I wanted to suggest that the lawyer had an unusual and difficult task. Hence the “You need to get him to explain” and the “Just make it happen.”
I wanted to introduce the doctor and imply her importance. Hence the “you need to contact Jennifer Davis yesterday.”
I wanted to imply that the stakes here are BIG. Under the boss’s title is “Fiat justitia ruat caelum”: Let justice be done, though the heavens fall.
But Why Her?
But there was one last thing I wanted to suggest. Or at least allude to.
Why in God’s name would the head of the Office of the Public Defender assign such a huge case to a very, very junior lawyer??
I remembered that there’s a version of this idea in A Few Good Men. Tom Cruise’s character (Lt. Kaffee) is a cocky, young attorney famous for getting plea agreements; that is, his cases never go to trial.
So why was he given the explosive case with the “code red”?
Precisely because his cases never go to trial. Powerful people don’t want the code-red case to make it to trial.
So why is “Lizzy” given this case? The email from her boss implies an answer:
“Now listen. Everyone wants this done fast. Everyone.”
As the story progresses, the reader comes to understand who the narrator is, who he knows, why people may want this thing handled quietly and fast…
Planning the Prequel’s Prologue
At this point, I look at the prologue as essential to COMMUNITY DAY. I don’t know how 50+ drafts existed without it.

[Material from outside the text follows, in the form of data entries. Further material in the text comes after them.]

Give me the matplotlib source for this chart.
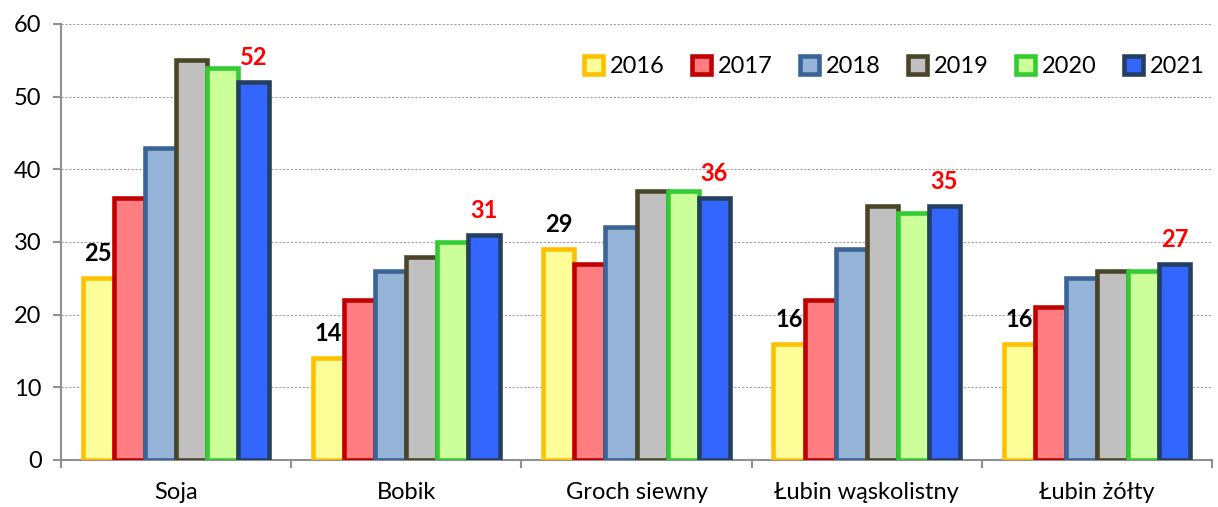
import matplotlib
matplotlib.use("Agg")
import matplotlib.pyplot as plt
import numpy as np

categories = ["Soja", "Bobik", "Groch siewny", "Łubin wąskolistny", "Łubin żółty"]
years = ["2016", "2017", "2018", "2019", "2020", "2021"]
v2016 = [25, 14, 29, 16, 16]
v2017 = [36, 22, 27, 22, 21]
v2018 = [43, 26, 32, 29, 25]
v2019 = [55, 28, 37, 35, 26]
v2020 = [54, 30, 37, 34, 26]
v2021 = [52, 31, 36, 35, 27]
series = [v2016, v2017, v2018, v2019, v2020, v2021]

faces = ["#FFFF99", "#FF7C80", "#95B3D7", "#C0C0C0", "#CCFF99", "#3366FF"]
edges = ["#FFC000", "#C00000", "#3A6396", "#4A452A", "#33CC33", "#243F60"]

plt.rcParams['font.family'] = ['Lato', 'DejaVu Sans']

fig = plt.figure(figsize=(12.18, 5.07), dpi=100)
ax = fig.add_axes([61/1218, 1-460/507, (1212-61)/1218, (460-24)/507])

x = np.arange(len(categories))
n = len(series)
bw = 0.135
for i, (vals, fc, ec, yr) in enumerate(zip(series, faces, edges, years)):
    pos = x + (i - (n-1)/2) * bw
    ax.bar(pos, vals, width=bw, color=fc, edgecolor=ec, linewidth=3.3, label=yr, zorder=3)
    if i == 0:
        for p, v in zip(pos, vals):
            ax.text(p, v + 1.8, str(v), ha='center', va='bottom', fontsize=17,
                    fontweight='bold', color='black', zorder=4)
    if i == n-1:
        for p, v in zip(pos, vals):
            ax.text(p, v + 1.8, str(v), ha='center', va='bottom', fontsize=17,
                    fontweight='bold', color='#FF0000', zorder=4)

ax.set_xlim(-0.5, len(categories) - 0.5)
ax.set_ylim(0, 60)
ax.set_yticks(range(0, 61, 10))
ax.set_xticks(x)
ax.set_xticklabels(categories, fontsize=17)
ax.set_xticks(np.arange(-0.5, len(categories), 1), minor=True)
ax.tick_params(axis='x', which='major', length=0, pad=16)
ax.tick_params(axis='x', which='minor', length=6, color='#909090', width=1.5)
ax.tick_params(axis='y', length=6, color='#909090', width=1.5, labelsize=17, pad=8)
ax.yaxis.grid(True, linestyle=(0, (2, 1.5)), color='#A0A0A0', linewidth=0.8, zorder=0)
ax.set_axisbelow(True)
for s in ['top', 'right']:
    ax.spines[s].set_visible(False)
for s in ['left', 'bottom']:
    ax.spines[s].set_color('#909090')
    ax.spines[s].set_linewidth(1.5)

leg = ax.legend(loc='upper right', bbox_to_anchor=(1.012, 0.975), ncol=6, frameon=False,
                fontsize=17, handlelength=0.8, handleheight=0.8, handletextpad=0.3,
                columnspacing=1.15)

fig.savefig("out.png", dpi=100)
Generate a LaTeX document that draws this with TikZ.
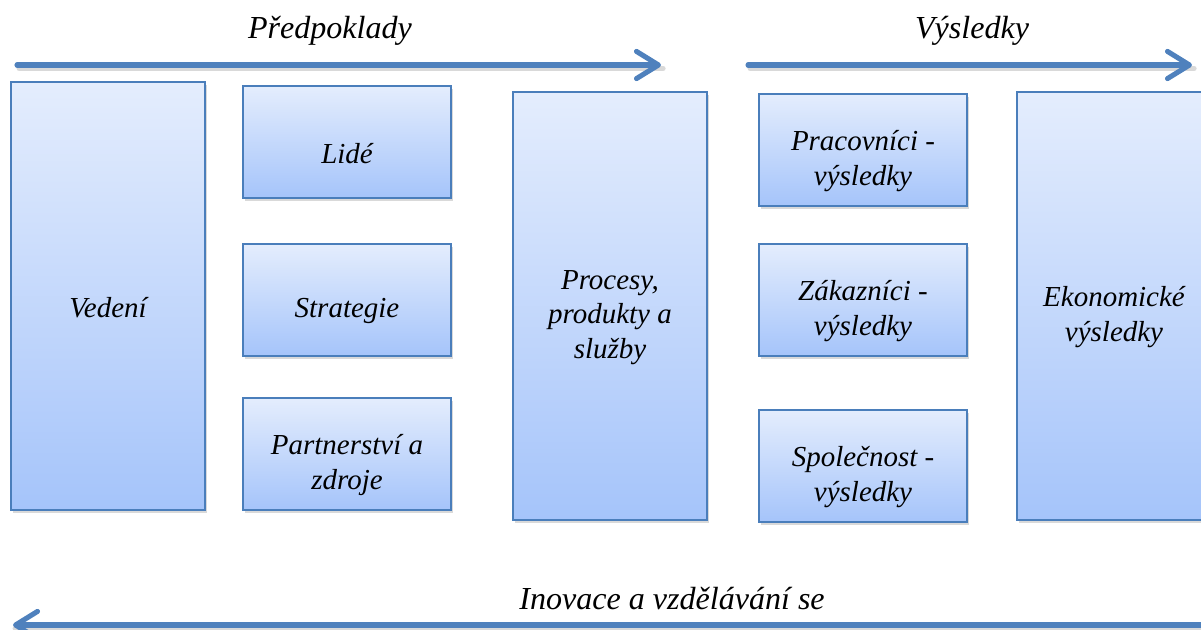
\documentclass[tikz,border=0pt]{standalone}
\usepackage{fontspec}
\setmainfont{Liberation Serif}
\usetikzlibrary{arrows.meta, positioning, shadows}

\definecolor{boxtop}{HTML}{E4EDFD}
\definecolor{boxbot}{HTML}{A5C4FA}
\definecolor{boxline}{HTML}{4A7EBB}
\definecolor{arrowblue}{HTML}{4F81BD}

\begin{document}
\begin{tikzpicture}[
    x=0.025cm, y=-0.025cm,
    box/.style={draw=boxline, line width=1.5pt, rectangle,
      top color=boxtop, bottom color=boxbot,
      drop shadow={opacity=0.3, shadow xshift=1.6pt, shadow yshift=-2.2pt}},
    tallbox/.style={box, minimum width=4.85cm, minimum height=10.7cm},
    smallbox/.style={box, minimum width=5.2cm, minimum height=2.8cm},
    boxtext/.style={align=center, inner sep=0pt, yshift=-0.28cm,
      font=\fontsize{20.6}{24.5}\selectfont\itshape},
    title/.style={font=\fontsize{22.8}{27}\selectfont\itshape, inner sep=0pt},
    arrow/.style={draw=arrowblue, line width=3.6pt, line cap=round,
      -{Straight Barb[length=0.55cm, width=0.68cm, round]}},
    arrowshade/.style={draw=black!25, line width=3.6pt, line cap=round,
      opacity=0.6, transform canvas={xshift=1.5pt, yshift=-2.5pt}}
]
\clip (0,0) rectangle (1201,630);
\useasboundingbox (0,0) rectangle (1201,630);

% titles
\node[title] (predpoklady) at (330,31) {Předpoklady};
\node[title] (vysledky) at (972,31) {Výsledky};
\node[title] (inovace) at (672,599) {Inovace a vzdělávání se};

% boxes
\node[tallbox, label={[boxtext]center:Vedení}] (vedeni) at (108,296) {};
\node[smallbox, label={[boxtext]center:Lidé}] (lide) at (347,142) {};
\node[smallbox, label={[boxtext]center:Strategie}] (strategie) at (347,300) {};
\node[smallbox, label={[boxtext]center:{Partnerství a\\zdroje}}] (partner) at (347,454) {};
\node[tallbox, label={[boxtext]center:{Procesy,\\produkty a\\služby}}] (procesy) at (610,306) {};
\node[smallbox, label={[boxtext]center:{Pracovníci -\\výsledky}}] (pracovnici) at (863,150) {};
\node[smallbox, label={[boxtext]center:{Zákazníci -\\výsledky}}] (zakaznici) at (863,300) {};
\node[smallbox, label={[boxtext]center:{Společnost -\\výsledky}}] (spolecnost) at (863,466) {};
\node[tallbox, label={[boxtext]center:{Ekonomické\\výsledky}}] (ekonom) at (1114,306) {};

% arrows
\coordinate (p0) at (17,65);
\coordinate (p1) at (661,65);
\coordinate (v0) at (748,65);
\coordinate (v1) at (1192,65);
\coordinate (i0) at (1215,625);
\coordinate (i1) at (13,625);

\draw[arrowshade] (p0) -- (p1);
\draw[arrowshade] (v0) -- (v1);
\draw[arrowshade] (i0) -- (i1);
\draw[arrow] (p0) -- (p1);
\draw[arrow] (v0) -- (v1);
\draw[arrow] (i0) -- (i1);
\end{tikzpicture}
\end{document}
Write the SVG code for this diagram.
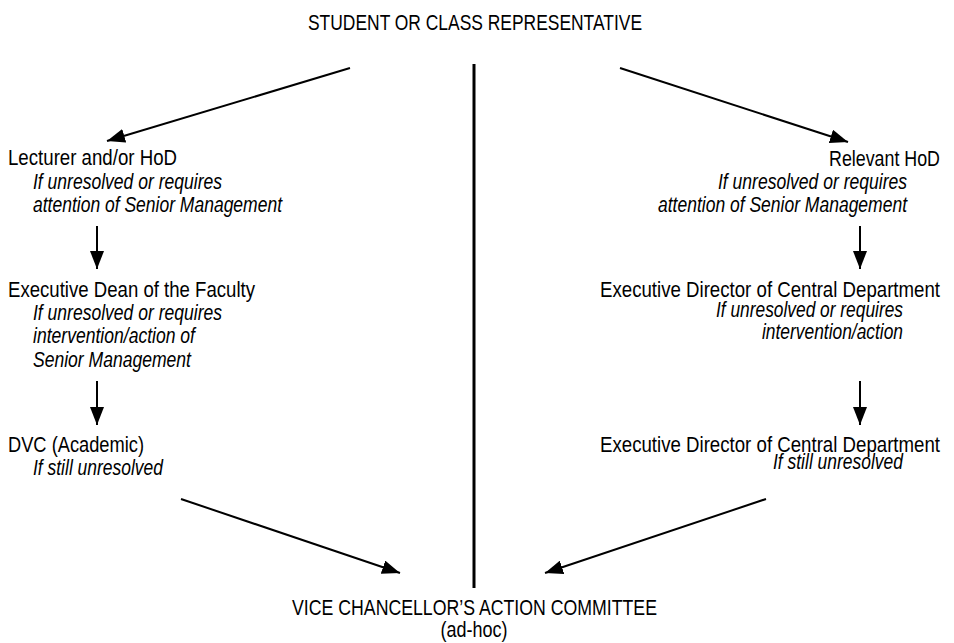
<svg xmlns="http://www.w3.org/2000/svg" width="954" height="643" viewBox="0 0 954 643">
  <style>
    text { font-family: "Liberation Sans", Arial, sans-serif; font-size: 22px; fill: #000; }
    .it { font-style: italic; }
    .mid { text-anchor: middle; }
    .end { text-anchor: end; }
    .conn line { stroke: #000; stroke-width: 2; }
    .divider { stroke: #000; stroke-width: 3; }
  </style>
  <defs>
    <marker id="ah" viewBox="0 0 10 10" refX="10" refY="5" markerWidth="18" markerHeight="14" markerUnits="userSpaceOnUse" orient="auto" preserveAspectRatio="none">
      <path d="M0,0 L10,5 L0,10 z" fill="#000"/>
    </marker>
  </defs>

  <!-- narrow lettering: each line is fitted to its printed width -->
  <g id="student"><text class="mid" x="475" y="30" textLength="334" lengthAdjust="spacingAndGlyphs">STUDENT OR CLASS REPRESENTATIVE</text></g>

  <line class="divider" x1="474" y1="64" x2="474" y2="588"/>

  <!-- academic route -->
  <g id="lecturer">
    <text x="8" y="165" textLength="169" lengthAdjust="spacingAndGlyphs">Lecturer and/or HoD</text>
    <text class="it" x="33" y="189" textLength="189" lengthAdjust="spacingAndGlyphs">If unresolved or requires</text>
    <text class="it" x="33" y="212" textLength="249" lengthAdjust="spacingAndGlyphs">attention of Senior Management</text>
  </g>
  <g id="dean">
    <text x="8" y="297" textLength="247" lengthAdjust="spacingAndGlyphs">Executive Dean of the Faculty</text>
    <text class="it" x="33" y="320" textLength="189" lengthAdjust="spacingAndGlyphs">If unresolved or requires</text>
    <text class="it" x="33" y="343" textLength="162" lengthAdjust="spacingAndGlyphs">intervention/action of</text>
    <text class="it" x="33" y="367" textLength="158" lengthAdjust="spacingAndGlyphs">Senior Management</text>
  </g>
  <g id="dvc">
    <text x="8" y="452" textLength="136" lengthAdjust="spacingAndGlyphs">DVC (Academic)</text>
    <text class="it" x="33" y="475" textLength="130" lengthAdjust="spacingAndGlyphs">If still unresolved</text>
  </g>

  <!-- central department route -->
  <g id="hod">
    <text class="end" x="940" y="166" textLength="111" lengthAdjust="spacingAndGlyphs">Relevant HoD</text>
    <text class="it end" x="907" y="189" textLength="189" lengthAdjust="spacingAndGlyphs">If unresolved or requires</text>
    <text class="it end" x="907" y="212" textLength="249" lengthAdjust="spacingAndGlyphs">attention of Senior Management</text>
  </g>
  <g id="director1">
    <text class="end" x="940" y="297" textLength="340" lengthAdjust="spacingAndGlyphs">Executive Director of Central Department</text>
    <text class="it end" x="903" y="317" textLength="187" lengthAdjust="spacingAndGlyphs">If unresolved or requires</text>
    <text class="it end" x="903" y="339" textLength="141" lengthAdjust="spacingAndGlyphs">intervention/action</text>
  </g>
  <g id="director2">
    <text class="end" x="940" y="452" textLength="340" lengthAdjust="spacingAndGlyphs">Executive Director of Central Department</text>
    <text class="it end" x="903" y="469" textLength="130" lengthAdjust="spacingAndGlyphs">If still unresolved</text>
  </g>

  <g id="vcac">
    <text class="mid" x="474.5" y="615" textLength="365" lengthAdjust="spacingAndGlyphs">VICE CHANCELLOR’S ACTION COMMITTEE</text>
    <text class="mid" x="474" y="637" textLength="67" lengthAdjust="spacingAndGlyphs">(ad-hoc)</text>
  </g>

  <g class="conn">
    <line x1="350" y1="68" x2="107" y2="141" marker-end="url(#ah)"/>
    <line x1="620" y1="68" x2="848" y2="142" marker-end="url(#ah)"/>
    <line x1="97" y1="226" x2="97" y2="269" marker-end="url(#ah)"/>
    <line x1="97" y1="381" x2="97" y2="425" marker-end="url(#ah)"/>
    <line x1="860" y1="226" x2="860" y2="269" marker-end="url(#ah)"/>
    <line x1="860" y1="381" x2="860" y2="425" marker-end="url(#ah)"/>
    <line x1="181" y1="499" x2="400" y2="573" marker-end="url(#ah)"/>
    <line x1="766" y1="499" x2="545" y2="573" marker-end="url(#ah)"/>
  </g>
</svg>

And it helps me think about how the prequel might start.
I generally know what I want the opening scene to be. I know the two characters who will be in it. I know where it will be set. I know what they’ll be doing. I have a sense of what they’ll say. And not say. I know how they’ll part. I don’t know where one of them will go, but I know what will happen to the other. I know that this will kick off the plot.
But my experience with COMMUNITY DAY’s prologue makes me wonder if my imagined opening scene will accomplish enough.
Will the reader be able to appreciate why these two characters are important and connected? Will the reader get why the bridge and its view are important? Will the reader understand why the town’s landscape is key? Will the reader be convinced that the central event in the opening chapter is enough to carry the story?
Here’s the Prologue to COMMUNITY DAY.
PROLOGUE
From: Executive Office [INTERNAL]
Date: December 30, 2020 at 2:12 PM
Subject: Assignment
To: Elizabeth Jones [INTERNAL]
Lizzy: You wanted more opportunities. Be careful what you wish for.
I’m assigning you to the guy from the mass casualty event at the neighborhood park. Get on it. Initial folders are in the front office. You need to get him to explain. Just make it happen.
Also, you need to contact Jennifer Davis yesterday. Her info is on top with the memo from the judge.
Now listen. Everyone wants this done fast. Everyone. Figure out what in God’s name happened. Serve your client. Roll credits.
Welcome to the big league.
-M
Office of the State Public Defender
Fiat justitia ruat caelum
The comments and questions I get most often are along the lines of “Why did you include that?” or “Why did the narrator change the way he talks there?” or “How did you decide to add that section?” That is, people are interested in how the novel was put together and why.